The problem with fixed-rate loans is the lender's problem. Interest rates may increase over the years, but not for your loan. Because of this, lenders will structure your loan to protect themselves. They will charge a higher rate of interest, and in many instances, higher fees than if you got a loan with an interest rate that would change (adjust) as market rates changed. A way of reducing the higher rate is by using a buydown. By paying more discount points, you can get a lower interest rate.

***
Example: You have just sold your home and have $70,000 cash. The new home that you are going to buy only requires a $50,000 down payment. You do not trust yourself not to spend the other $20,000. You now have a choice. You can pay a larger down payment and reduce the amount that you borrow, reducing your monthly payment, or you could choose to buy down the interest rate to reduce your monthly payment.

***

Your decision will be based on how long you intend to pay on the loan. There are too many different possibilities to cover here. Ask your real estate agent or financial advisor to figure out which is best depending on your specific situation. As discussed, the most important factor is to be realistic as to how long you will keep the property.
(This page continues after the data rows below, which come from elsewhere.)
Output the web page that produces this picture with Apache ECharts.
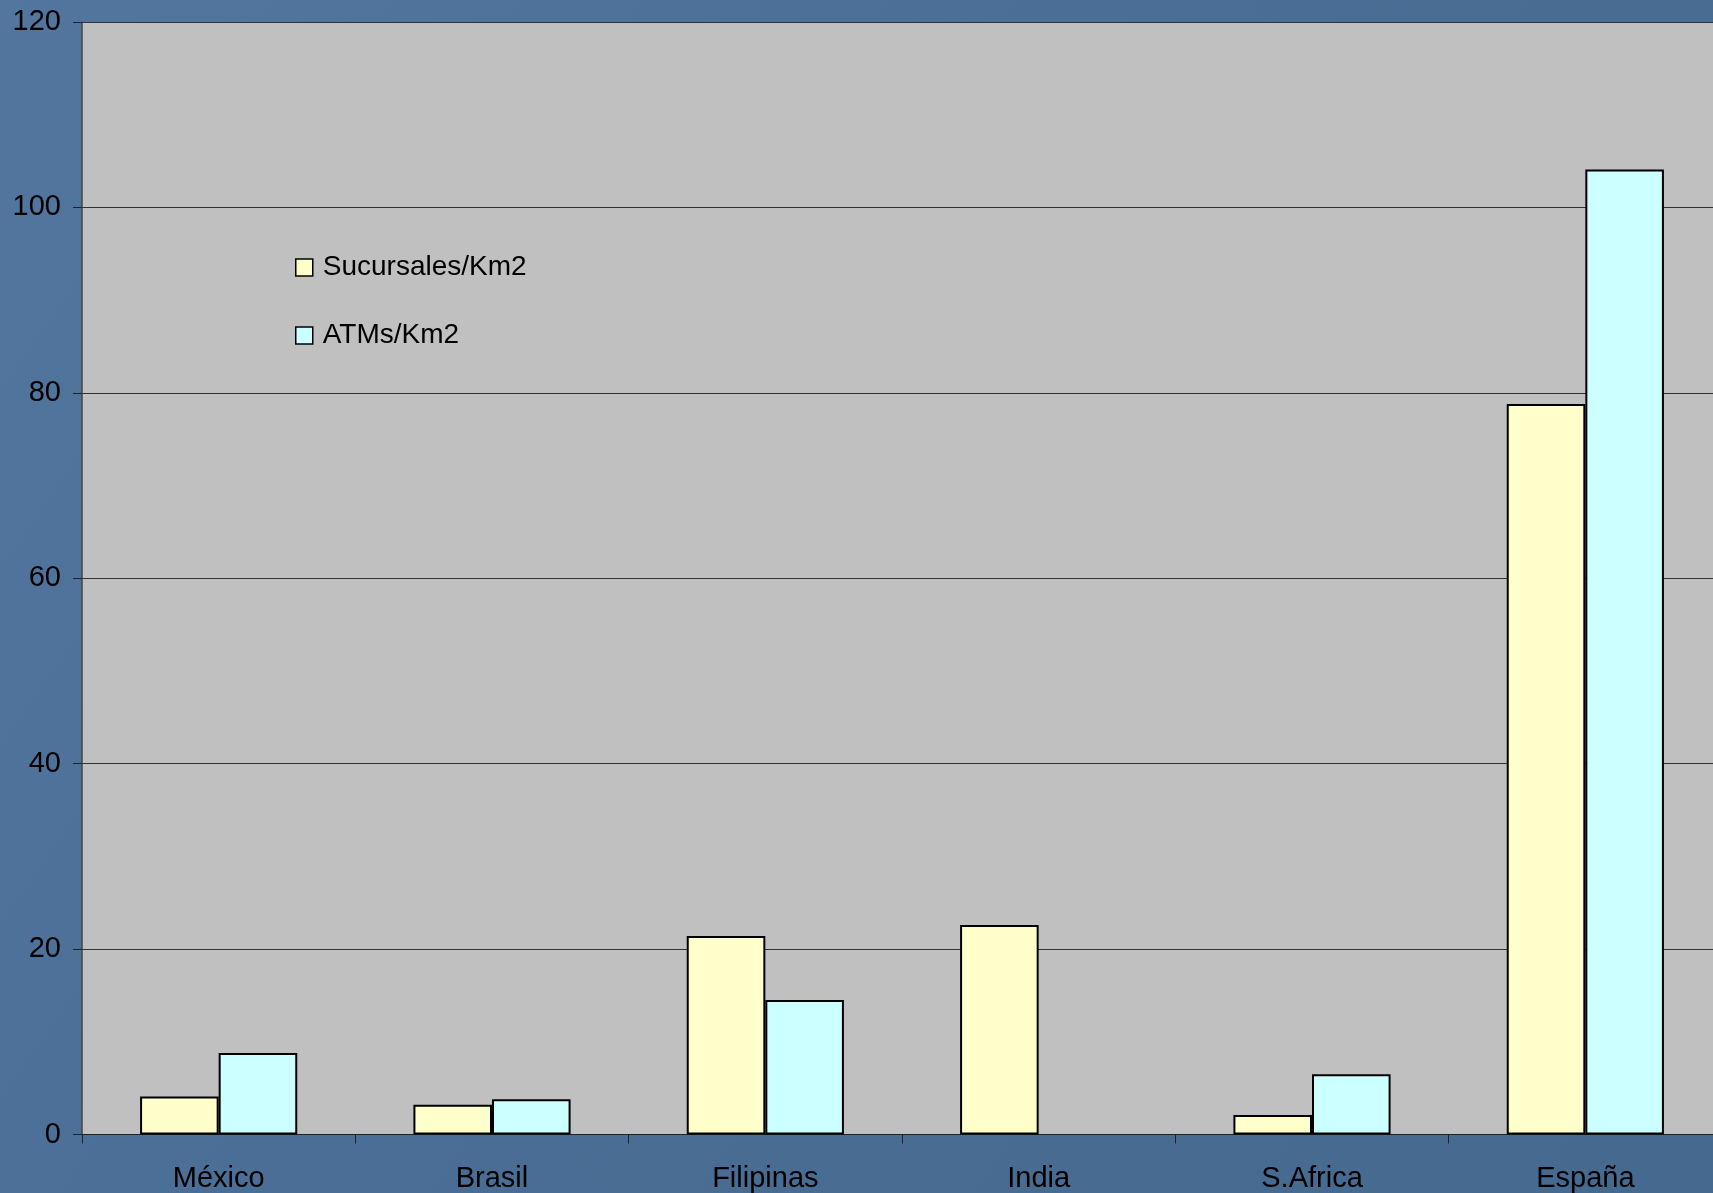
<!DOCTYPE html>
<html>
<head>
<meta charset="utf-8">
<title>Sucursales y ATMs por Km2</title>
<script src="https://cdn.jsdelivr.net/npm/echarts@6/dist/echarts.min.js"></script>
<style>
  html, body { margin: 0; padding: 0; width: 1713px; height: 1193px; overflow: hidden; background: #4b6e96; }
  #chart { width: 1713px; height: 1193px; }
</style>
</head>
<body>
<div id="chart"></div>
<script>
// Countries along the category axis
const countries = ['México', 'Brasil', 'Filipinas', 'India', 'S.Africa', 'España'];

// Branches per km2 and ATMs per km2 (India has no ATM figure)
const sucursales = [4.1, 3.2, 21.4, 22.6, 2.1, 78.8];
const atms = [8.8, 3.8, 14.5, null, 6.5, 104.1];

// Value axis range
const yMin = 0;
const yMax = 120;
const yStep = 20;

const FONT = '"Liberation Sans", Arial, sans-serif';

const chart = echarts.init(document.getElementById('chart'), null, { renderer: 'canvas' });

chart.setOption({
  animation: false,
  backgroundColor: {
    type: 'linear', x: 0, y: 0, x2: 1, y2: 1,
    colorStops: [
      { offset: 0, color: '#52769d' },
      { offset: 0.5, color: '#4a6d95' },
      { offset: 1, color: '#46698f' }
    ]
  },
  textStyle: { fontFamily: FONT },
  grid: {
    left: 82,
    top: 22,
    width: 1640,
    bottom: 58.5,
    outerBoundsMode: 'none',
    containLabel: false,
    show: true,
    backgroundColor: '#c0c0c0',
    borderWidth: 0
  },
  legend: {
    orient: 'vertical',
    left: 290,
    top: 248.5,
    icon: 'rect',
    itemWidth: 17,
    itemHeight: 17,
    itemGap: 40,
    selectedMode: false,
    itemStyle: { borderColor: '#000', borderWidth: 1.5 },
    textStyle: { fontFamily: FONT, fontSize: 28, color: '#000', padding: [0, 0, 0, 5] },
    data: ['Sucursales/Km2', 'ATMs/Km2']
  },
  xAxis: {
    type: 'category',
    data: countries,
    axisLine: { lineStyle: { color: '#222', width: 1 } },
    axisTick: { show: true, alignWithLabel: false, length: 9, lineStyle: { color: '#222' } },
    axisLabel: { color: '#000', fontFamily: FONT, fontSize: 29, margin: 30 },
    splitLine: { show: false }
  },
  yAxis: {
    type: 'value',
    min: yMin,
    max: yMax,
    interval: yStep,
    axisLine: { show: true, lineStyle: { color: '#444', width: 1.5 } },
    axisTick: { show: true, length: 9, lineStyle: { color: '#222' } },
    axisLabel: { color: '#000', fontFamily: FONT, fontSize: 29, margin: 21 },
    splitLine: { show: true, lineStyle: { color: '#333', width: 1 } }
  },
  series: [
    {
      name: 'Sucursales/Km2',
      type: 'bar',
      data: sucursales,
      barGap: '0%',
      barCategoryGap: '42.5%',
      itemStyle: { color: '#ffffcc', borderColor: '#000', borderWidth: 2 }
    },
    {
      name: 'ATMs/Km2',
      type: 'bar',
      data: atms,
      barGap: '0%',
      barCategoryGap: '42.5%',
      itemStyle: { color: '#ccffff', borderColor: '#000', borderWidth: 2 }
    }
  ]
});
</script>
</body>
</html>
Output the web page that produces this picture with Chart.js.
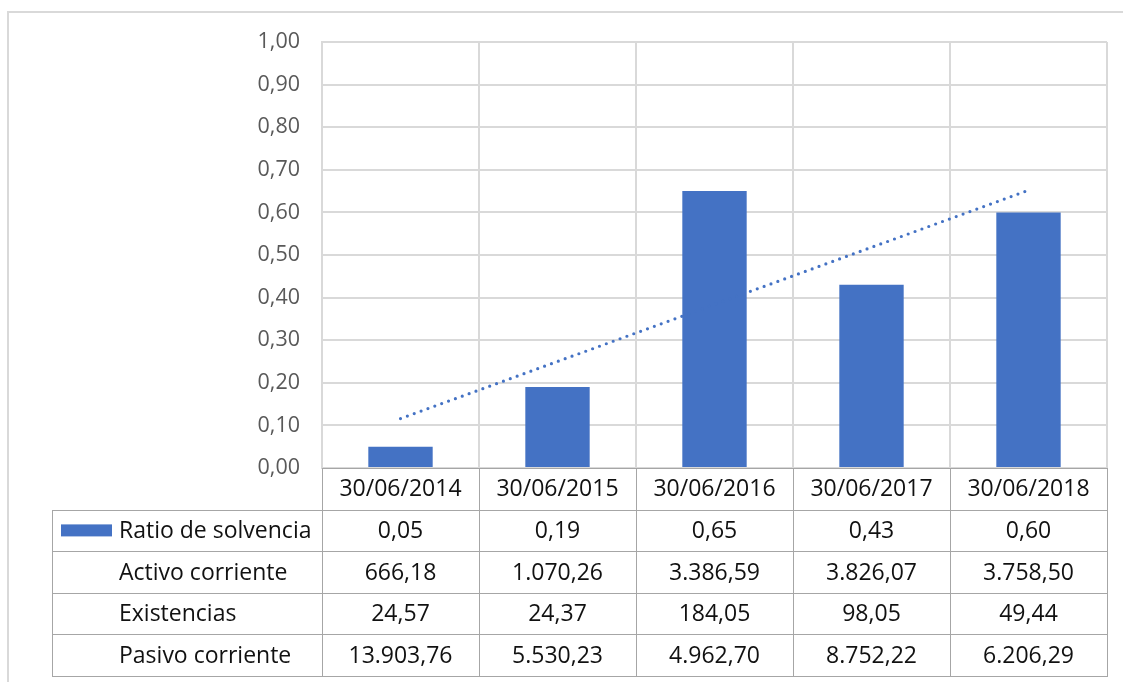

There are other considerations besides the interest rate. The cost of the loan (points and fees) will also figure into the mathematical equation as to how many years it will take to make up the additional costs of the fixed-rate loan.

The final consideration is the market. Looking at the market conditions for the latter part of 2004, you would have the following factors to consider.

· Interest rates are at historic lows.
· The country is out of recession and there is job growth.
· The price of oil is high and this creates higher prices for goods and services.
· The Federal Reserve Board, fearing inflation, has raised rates several times in recent months, which has not yet substantially affected rates for new mortgages.

These signs seem to point to higher future interest rates. How much higher and how fast the rates will rise is not known. Lenders also see these signs and price the difference between fixed rates and adjustable rates accordingly. If you are pessimistic and believe rates will raise quickly, you want the fixed-rate loan. If you think the high oil prices will cause another recession and the rates will remain stable or even go down, maybe the adjustable is right for you. With its lower initial rate and the length of time it may take to adjust to a level higher than the fixed mortgage (plus taking into consideration your savings over the time period when the adjustable rate was lower than the fixed rate), this can offer significant savings in the short run.

There is an advantage to a fixed-rate loan that does not show by just comparing numbers. A fixed-rate loan gives you peace of mind. If rates go up, you are safe. If rates go down, you refinance. Unless you are fairly sure that you will not be in your home five years from now, you are usually better off to get the fixed-rate loan. Here is the problem: you plan to move in five years, so you get an adjustable rate loan. However, rates increase substantially. You now are ready to move up to your next home, which is bigger and more expensive. With the higher prevailing rates, you may no longer qualify or it may be just a bad time to get a new loan.

The decision as to whether to get a fixed or adjustable loan gets harder There are not just adjustable loans, but combination or hybrid loans that are fixed for a period of years and then adjust. There are also adjustable loans that will rise or fall quickly and ones that will react much slower to rate changes. As these loans are discussed later, you will see that there are many factors to take into consideration when deciding between the different loan options.

Things to Know
Most fixed-rate loans are not assumable. They will contain a due on sale clause. This clause will say that if you sell your property, you must pay off your loan. They may also contain a prepayment penalty. This protects the lender against falling interest rates, since you are most likely to pay off the
loan by refinancing if rates drop dramatically.

An important question to ask about any loan concerns making additional principal payments. An additional principal payment means that you pay more than the required amount of your monthly payment. This extra money reduces what you owe. It does not go to lessen next month's payment. Since your interest amount is based on what you owe (your declining balance), you will pay less interest on future payments.

Prepayment penalties can cover additional payments as well as paying off the loan in full. For example, this prevents you from quickly paying down your $200,000 loan to $50,000 and then making only required payments.

Another question you should ask is how much extra you can pay each month. Before the computer, lenders required that you pay additional principal payments in specified increments, such as a double payment or $100 increments. Since the computer can figure out whether you paid $100 extra or $3.57 extra without difficulty, there is no longer a reason for increments. If your lender requires specific increments, it will make additional payments more difficult for you.

Additional principal payments are especially important when rates are high. For example, on a $100,000, 30-year loan, with a rate of 8.5%, an additional principal payment of $25 per month would reduce the term from thirty years to twenty-six years, three months. An additional monthly payment of $75 would reduce it to just over twenty-one years, six months. Even when rates are low, it helps. A $25 additional payment on a 5.5%, $100,000 loan would reduce the term to twenty-seven years.